▸ **Exercise instructions**:
Which lines in the records below contain the word "that"? Copy each of them.

— start Material provided —

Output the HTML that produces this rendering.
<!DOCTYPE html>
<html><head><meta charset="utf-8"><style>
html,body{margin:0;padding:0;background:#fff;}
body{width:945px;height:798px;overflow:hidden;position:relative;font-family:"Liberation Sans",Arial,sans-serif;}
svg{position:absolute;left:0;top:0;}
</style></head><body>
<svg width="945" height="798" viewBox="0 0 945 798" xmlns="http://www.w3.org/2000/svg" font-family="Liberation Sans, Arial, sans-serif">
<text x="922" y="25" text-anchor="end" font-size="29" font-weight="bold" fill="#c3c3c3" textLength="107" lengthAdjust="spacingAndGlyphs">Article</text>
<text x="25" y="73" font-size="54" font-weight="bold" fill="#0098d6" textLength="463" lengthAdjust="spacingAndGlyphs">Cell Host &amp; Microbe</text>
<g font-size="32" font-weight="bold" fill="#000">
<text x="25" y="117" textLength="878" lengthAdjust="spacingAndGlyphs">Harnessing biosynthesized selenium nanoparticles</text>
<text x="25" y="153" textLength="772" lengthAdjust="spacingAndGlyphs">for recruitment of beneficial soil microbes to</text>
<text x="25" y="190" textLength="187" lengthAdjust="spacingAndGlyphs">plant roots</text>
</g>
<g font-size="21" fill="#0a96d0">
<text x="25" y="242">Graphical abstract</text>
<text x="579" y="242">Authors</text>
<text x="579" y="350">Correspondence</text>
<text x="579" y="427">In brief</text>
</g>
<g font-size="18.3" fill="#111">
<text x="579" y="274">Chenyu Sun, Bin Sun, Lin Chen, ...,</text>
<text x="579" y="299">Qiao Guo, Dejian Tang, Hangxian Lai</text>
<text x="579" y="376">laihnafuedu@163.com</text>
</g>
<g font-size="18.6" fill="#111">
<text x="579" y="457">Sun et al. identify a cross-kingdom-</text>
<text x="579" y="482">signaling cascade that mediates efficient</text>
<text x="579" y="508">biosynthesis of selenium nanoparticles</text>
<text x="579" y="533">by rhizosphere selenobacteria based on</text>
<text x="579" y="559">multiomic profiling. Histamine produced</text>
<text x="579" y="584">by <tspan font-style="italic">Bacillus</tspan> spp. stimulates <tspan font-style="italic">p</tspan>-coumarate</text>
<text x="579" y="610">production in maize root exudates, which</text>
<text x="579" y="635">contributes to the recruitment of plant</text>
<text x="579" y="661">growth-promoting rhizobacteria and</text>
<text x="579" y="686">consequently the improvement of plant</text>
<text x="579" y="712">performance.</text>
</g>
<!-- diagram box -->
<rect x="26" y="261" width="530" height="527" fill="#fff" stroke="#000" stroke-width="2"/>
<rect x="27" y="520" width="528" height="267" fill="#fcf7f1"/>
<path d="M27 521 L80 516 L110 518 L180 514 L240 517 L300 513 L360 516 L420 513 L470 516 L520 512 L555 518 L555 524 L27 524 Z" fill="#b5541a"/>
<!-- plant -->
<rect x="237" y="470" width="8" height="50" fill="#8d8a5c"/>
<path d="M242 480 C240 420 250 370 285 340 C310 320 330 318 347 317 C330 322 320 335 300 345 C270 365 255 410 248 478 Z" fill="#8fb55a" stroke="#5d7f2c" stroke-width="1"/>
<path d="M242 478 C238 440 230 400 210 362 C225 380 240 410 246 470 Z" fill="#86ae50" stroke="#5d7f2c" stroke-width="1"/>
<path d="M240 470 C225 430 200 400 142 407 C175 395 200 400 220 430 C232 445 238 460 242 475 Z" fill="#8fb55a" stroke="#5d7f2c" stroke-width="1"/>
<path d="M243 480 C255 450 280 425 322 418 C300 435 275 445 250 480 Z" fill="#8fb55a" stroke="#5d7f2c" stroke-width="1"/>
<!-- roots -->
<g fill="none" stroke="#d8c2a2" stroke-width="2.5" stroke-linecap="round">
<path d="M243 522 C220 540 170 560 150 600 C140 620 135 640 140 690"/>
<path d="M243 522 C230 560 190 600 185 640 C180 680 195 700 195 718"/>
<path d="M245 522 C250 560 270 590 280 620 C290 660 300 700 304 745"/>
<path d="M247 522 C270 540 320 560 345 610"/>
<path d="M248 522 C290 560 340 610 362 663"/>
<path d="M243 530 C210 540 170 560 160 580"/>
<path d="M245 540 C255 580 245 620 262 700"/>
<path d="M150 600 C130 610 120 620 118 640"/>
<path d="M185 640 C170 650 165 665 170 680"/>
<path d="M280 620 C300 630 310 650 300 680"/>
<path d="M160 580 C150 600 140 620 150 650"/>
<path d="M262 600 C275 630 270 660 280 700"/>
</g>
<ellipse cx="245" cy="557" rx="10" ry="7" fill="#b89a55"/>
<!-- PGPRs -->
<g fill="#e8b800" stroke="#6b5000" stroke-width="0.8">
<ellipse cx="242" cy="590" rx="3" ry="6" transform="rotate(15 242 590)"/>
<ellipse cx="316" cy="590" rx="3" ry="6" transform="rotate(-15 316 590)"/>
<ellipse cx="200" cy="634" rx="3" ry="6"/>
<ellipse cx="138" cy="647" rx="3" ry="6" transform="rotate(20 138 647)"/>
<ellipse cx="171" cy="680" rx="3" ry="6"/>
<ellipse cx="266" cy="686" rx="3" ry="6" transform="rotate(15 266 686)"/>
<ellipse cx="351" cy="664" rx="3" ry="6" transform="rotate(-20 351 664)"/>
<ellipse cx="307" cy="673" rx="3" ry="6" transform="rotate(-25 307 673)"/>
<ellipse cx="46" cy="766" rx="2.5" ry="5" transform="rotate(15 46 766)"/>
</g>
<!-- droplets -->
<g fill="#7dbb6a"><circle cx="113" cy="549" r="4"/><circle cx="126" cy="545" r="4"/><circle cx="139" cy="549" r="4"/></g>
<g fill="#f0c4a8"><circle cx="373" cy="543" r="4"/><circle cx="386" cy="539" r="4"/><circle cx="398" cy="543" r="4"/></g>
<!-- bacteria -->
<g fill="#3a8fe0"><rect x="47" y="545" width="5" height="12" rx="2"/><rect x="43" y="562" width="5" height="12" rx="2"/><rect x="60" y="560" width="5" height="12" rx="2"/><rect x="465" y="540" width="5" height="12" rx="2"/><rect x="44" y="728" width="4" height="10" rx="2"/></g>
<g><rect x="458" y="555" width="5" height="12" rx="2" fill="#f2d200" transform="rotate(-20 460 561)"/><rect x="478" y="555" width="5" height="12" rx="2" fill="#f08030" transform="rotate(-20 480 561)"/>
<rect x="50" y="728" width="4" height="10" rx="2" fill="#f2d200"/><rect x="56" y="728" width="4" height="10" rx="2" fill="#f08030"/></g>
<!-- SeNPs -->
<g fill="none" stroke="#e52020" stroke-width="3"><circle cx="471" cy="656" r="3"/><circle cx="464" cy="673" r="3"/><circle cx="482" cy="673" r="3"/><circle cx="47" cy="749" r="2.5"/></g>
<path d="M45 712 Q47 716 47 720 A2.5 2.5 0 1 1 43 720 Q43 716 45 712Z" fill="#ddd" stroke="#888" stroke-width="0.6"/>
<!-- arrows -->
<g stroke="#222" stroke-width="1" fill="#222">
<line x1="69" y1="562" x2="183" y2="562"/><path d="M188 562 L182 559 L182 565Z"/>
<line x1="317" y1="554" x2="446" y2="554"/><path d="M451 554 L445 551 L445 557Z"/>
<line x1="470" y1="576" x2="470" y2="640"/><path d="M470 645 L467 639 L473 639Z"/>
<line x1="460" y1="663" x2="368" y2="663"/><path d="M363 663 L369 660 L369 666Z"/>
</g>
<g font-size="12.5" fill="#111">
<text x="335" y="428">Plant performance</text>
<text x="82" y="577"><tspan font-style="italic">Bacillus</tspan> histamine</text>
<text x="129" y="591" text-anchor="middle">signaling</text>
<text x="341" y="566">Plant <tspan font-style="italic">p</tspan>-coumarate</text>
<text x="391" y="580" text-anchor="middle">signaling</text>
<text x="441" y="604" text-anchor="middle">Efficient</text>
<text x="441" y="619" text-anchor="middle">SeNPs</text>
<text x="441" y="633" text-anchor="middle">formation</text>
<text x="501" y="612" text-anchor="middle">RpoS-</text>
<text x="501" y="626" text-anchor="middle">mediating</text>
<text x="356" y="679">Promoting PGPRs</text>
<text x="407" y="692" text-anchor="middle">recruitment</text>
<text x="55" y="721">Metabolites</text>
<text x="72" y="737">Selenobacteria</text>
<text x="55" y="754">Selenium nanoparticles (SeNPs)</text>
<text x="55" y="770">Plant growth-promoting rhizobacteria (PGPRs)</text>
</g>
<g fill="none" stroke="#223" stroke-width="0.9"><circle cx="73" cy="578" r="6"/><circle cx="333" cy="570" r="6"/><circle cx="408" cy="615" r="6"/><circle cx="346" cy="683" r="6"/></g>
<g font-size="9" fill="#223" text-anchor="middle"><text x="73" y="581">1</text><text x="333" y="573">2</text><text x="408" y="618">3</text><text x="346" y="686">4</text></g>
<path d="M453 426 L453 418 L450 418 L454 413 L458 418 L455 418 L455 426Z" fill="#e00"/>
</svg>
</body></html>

— end Material provided —
— start Material provided —

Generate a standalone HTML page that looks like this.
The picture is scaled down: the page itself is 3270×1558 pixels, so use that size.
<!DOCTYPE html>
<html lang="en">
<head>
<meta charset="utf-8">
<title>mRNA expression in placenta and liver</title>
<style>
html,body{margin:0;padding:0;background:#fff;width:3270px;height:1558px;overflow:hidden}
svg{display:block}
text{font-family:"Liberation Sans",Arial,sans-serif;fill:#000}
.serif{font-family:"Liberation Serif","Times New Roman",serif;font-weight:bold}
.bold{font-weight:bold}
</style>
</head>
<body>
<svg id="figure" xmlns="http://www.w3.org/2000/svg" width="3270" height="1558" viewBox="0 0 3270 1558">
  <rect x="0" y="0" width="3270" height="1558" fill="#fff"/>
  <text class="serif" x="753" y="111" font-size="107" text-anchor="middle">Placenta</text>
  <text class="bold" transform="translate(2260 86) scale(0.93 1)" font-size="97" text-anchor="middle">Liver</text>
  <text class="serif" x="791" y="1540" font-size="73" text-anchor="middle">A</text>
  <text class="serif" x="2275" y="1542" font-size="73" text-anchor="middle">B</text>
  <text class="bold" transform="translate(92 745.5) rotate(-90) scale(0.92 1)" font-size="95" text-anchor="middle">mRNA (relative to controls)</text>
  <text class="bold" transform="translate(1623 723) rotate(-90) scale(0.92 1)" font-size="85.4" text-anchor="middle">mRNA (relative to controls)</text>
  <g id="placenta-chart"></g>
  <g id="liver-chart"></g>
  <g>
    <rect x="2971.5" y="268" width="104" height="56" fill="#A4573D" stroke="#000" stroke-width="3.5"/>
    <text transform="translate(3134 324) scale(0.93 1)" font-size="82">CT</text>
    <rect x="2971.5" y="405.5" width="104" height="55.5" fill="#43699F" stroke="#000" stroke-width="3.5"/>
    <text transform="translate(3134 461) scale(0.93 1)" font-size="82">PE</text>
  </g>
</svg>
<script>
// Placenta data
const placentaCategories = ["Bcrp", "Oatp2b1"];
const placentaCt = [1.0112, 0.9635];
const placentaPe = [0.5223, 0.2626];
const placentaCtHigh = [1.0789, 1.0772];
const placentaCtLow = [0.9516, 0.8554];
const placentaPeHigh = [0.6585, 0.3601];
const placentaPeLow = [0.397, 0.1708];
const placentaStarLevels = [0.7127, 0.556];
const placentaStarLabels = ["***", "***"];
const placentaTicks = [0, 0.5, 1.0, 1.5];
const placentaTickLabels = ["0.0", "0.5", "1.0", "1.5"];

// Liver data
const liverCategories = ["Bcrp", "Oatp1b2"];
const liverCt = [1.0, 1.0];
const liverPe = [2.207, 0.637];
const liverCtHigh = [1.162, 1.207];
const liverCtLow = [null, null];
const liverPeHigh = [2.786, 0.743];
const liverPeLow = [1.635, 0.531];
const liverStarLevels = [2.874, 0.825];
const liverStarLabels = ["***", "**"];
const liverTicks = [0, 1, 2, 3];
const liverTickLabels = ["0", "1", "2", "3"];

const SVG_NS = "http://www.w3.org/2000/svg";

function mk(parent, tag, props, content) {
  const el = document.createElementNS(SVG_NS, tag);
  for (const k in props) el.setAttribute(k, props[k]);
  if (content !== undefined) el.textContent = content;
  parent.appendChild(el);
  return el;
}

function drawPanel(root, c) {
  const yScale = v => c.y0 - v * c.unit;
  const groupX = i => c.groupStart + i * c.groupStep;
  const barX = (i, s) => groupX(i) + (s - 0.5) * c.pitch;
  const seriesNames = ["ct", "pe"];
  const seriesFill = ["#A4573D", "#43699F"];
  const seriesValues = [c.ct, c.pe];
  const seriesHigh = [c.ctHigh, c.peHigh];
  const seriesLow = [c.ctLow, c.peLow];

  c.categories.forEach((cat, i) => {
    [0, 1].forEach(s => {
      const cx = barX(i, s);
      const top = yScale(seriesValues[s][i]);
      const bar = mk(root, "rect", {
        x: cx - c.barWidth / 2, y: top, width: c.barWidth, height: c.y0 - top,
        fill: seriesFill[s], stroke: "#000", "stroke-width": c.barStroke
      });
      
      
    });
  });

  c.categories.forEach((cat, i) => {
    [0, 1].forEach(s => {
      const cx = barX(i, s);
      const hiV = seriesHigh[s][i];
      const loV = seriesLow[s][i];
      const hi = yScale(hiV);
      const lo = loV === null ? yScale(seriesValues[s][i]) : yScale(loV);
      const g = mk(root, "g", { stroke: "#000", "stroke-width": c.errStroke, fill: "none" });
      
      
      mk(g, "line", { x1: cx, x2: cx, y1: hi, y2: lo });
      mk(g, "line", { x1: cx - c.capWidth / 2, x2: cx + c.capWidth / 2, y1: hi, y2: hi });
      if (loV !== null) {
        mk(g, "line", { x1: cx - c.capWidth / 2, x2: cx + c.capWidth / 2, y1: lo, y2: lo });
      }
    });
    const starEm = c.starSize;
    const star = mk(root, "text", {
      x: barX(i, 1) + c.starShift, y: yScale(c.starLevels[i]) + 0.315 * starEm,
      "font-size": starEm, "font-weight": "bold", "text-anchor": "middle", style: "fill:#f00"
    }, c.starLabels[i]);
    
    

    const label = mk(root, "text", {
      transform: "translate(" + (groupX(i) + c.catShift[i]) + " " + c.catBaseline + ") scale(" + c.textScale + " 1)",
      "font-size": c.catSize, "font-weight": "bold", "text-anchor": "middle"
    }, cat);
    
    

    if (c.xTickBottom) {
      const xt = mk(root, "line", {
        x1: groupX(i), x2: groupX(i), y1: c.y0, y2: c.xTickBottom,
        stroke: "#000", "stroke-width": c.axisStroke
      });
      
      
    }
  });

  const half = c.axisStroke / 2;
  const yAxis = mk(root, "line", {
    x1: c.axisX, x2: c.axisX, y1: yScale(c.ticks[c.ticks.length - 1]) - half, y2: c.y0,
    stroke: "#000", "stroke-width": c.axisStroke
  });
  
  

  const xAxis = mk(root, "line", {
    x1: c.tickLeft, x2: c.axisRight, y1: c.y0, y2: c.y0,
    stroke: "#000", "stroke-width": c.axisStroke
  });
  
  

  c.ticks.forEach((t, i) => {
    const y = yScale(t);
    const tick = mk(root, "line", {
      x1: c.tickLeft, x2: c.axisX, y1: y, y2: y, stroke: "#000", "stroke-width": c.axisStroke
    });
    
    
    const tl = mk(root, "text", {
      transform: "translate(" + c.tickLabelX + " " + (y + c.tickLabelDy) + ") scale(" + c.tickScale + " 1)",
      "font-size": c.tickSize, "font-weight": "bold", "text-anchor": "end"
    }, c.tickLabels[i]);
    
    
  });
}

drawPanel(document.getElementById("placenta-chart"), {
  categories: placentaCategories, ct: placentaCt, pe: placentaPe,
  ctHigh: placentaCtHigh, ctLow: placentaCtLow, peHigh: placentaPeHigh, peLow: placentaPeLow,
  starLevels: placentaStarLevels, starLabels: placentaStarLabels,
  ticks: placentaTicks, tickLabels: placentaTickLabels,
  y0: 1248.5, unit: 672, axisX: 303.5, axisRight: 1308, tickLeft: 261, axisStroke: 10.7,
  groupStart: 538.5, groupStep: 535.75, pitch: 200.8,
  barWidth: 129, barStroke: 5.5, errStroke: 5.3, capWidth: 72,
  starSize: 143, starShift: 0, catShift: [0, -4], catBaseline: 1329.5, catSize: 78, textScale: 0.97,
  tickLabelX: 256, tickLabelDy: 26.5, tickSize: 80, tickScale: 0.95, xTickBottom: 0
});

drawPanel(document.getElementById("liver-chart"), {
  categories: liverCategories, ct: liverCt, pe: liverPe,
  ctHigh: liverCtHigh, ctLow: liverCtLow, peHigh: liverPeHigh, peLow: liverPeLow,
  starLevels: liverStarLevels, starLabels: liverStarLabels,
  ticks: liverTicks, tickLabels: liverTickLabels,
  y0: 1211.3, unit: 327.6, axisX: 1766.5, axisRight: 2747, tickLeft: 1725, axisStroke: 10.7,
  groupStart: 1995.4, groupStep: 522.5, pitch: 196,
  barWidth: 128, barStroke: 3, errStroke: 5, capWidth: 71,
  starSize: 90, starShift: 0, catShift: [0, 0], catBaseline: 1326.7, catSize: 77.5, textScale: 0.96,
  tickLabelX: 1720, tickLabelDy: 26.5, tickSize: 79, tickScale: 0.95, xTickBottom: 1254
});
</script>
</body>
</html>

— end Material provided —

▸ **Response to the exercise**:
Output the HTML that produces this rendering.
<text x="579" y="482">signaling cascade that mediates efficient</text>
Generate a standalone HTML page that looks like this.
The picture is scaled down: the page itself is 3270×1558 pixels, so use that size.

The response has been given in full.